Challenge:
Scan the data below for the string "chart". Copy every line where it appears.

Dataset section:
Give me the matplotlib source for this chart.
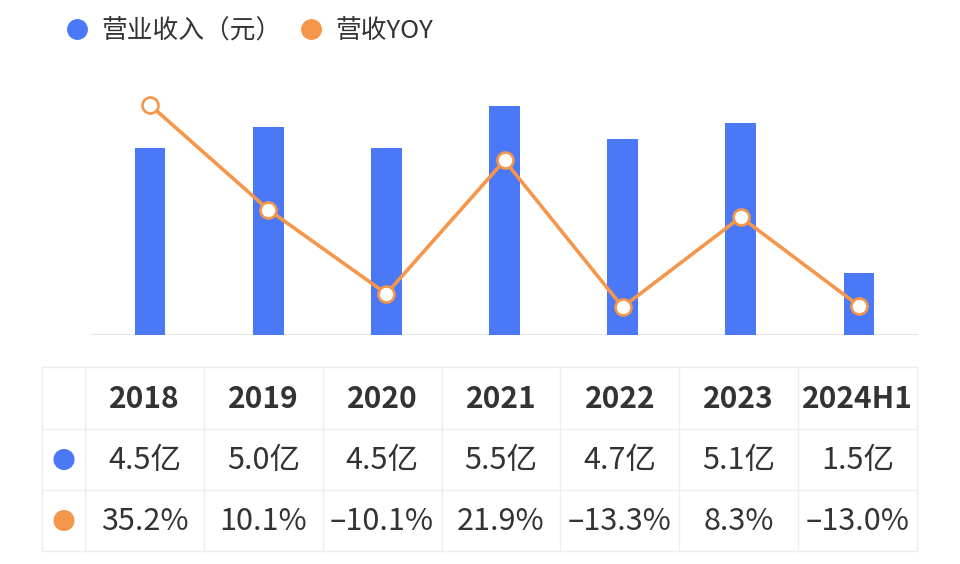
import matplotlib
matplotlib.use("Agg")
import matplotlib.pyplot as plt
from matplotlib.lines import Line2D

plt.rcParams['font.family'] = ['Noto Sans CJK SC', 'DejaVu Sans']

years = ['2018', '2019', '2020', '2021', '2022', '2023', '2024H1']
revenue = [4.5, 5.0, 4.5, 5.5, 4.7, 5.1, 1.5]          # 亿元
yoy = [35.2, 10.1, -10.1, 21.9, -13.3, 8.3, -13.0]      # %

blue = '#4a78f6'
orange = '#f5964a'
text_c = '#333333'
grid_c = '#eeeeee'

fig = plt.figure(figsize=(9.6, 5.64), dpi=100)

# chart area
ax = fig.add_axes([91/960, 1 - 335/564, 827/960, 250/564])
x = range(len(years))
ax.bar(x, revenue, width=0.26, color=blue, zorder=2)
ax.set_xlim(-0.5, len(years) - 0.5)
ax.set_ylim(0, 6)
ax.axhline(0, color='#e4e6ea', lw=1.5, zorder=1)
ax.axis('off')

ax2 = ax.twinx()
ax2.plot(x, yoy, color=orange, lw=2.6, marker='o', markersize=11.5,
         markerfacecolor='white', markeredgecolor=orange, markeredgewidth=1.9, zorder=3)
ax2.set_ylim(-20, 40)
ax2.axis('off')

# legend
handles = [Line2D([], [], ls='none', marker='o', markersize=14, color=blue),
           Line2D([], [], ls='none', marker='o', markersize=14, color=orange)]
fig.legend(handles, ['营业收入（元）', '营收YOY'], loc='center left',
           bbox_to_anchor=(41/960, 1 - 31/564), ncol=2, frameon=False,
           fontsize=18.5, handlelength=1.0, handletextpad=0.45, columnspacing=0.65,
           labelcolor=text_c)

# table below the chart (pixel coordinates)
tb = fig.add_axes([0, 0, 1, 1], zorder=0)
tb.set_xlim(0, 960)
tb.set_ylim(564, 0)
tb.axis('off')

left, first_col, right = 42, 85, 917
rows = [367, 429, 490, 551]
col_w = (right - first_col) / len(years)
for r in rows:
    tb.plot([left, right], [r, r], color=grid_c, lw=1)
tb.plot([left, left], [rows[0], rows[-1]], color=grid_c, lw=1)
for i in range(len(years) + 1):
    cx = first_col + i * col_w
    tb.plot([cx, cx], [rows[0], rows[-1]], color=grid_c, lw=1)

row_mid = [(rows[i] + rows[i + 1]) / 2 for i in range(3)]
tb.scatter([64, 64], row_mid[1:], s=[200, 200], color=[blue, orange], zorder=3)


def fmt_pct(v):
    s = f"{abs(v):.1f}%"
    return ('–' + s) if v < 0 else s


for i, yr in enumerate(years):
    cx = first_col + (i + 0.5) * col_w
    tb.text(cx, row_mid[0] + 1, yr, ha='center', va='center', fontsize=21.5,
            fontweight='bold', color=text_c)
    tb.text(cx, row_mid[1] + 1, f"{revenue[i]:.1f}亿", ha='center', va='center',
            fontsize=22, color=text_c)
    tb.text(cx, row_mid[2] + 1, fmt_pct(yoy[i]), ha='center', va='center',
            fontsize=22, color=text_c)

fig.savefig('out.png', dpi=100)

Response:
Give me the matplotlib source for this chart.
# chart area
# table below the chart (pixel coordinates)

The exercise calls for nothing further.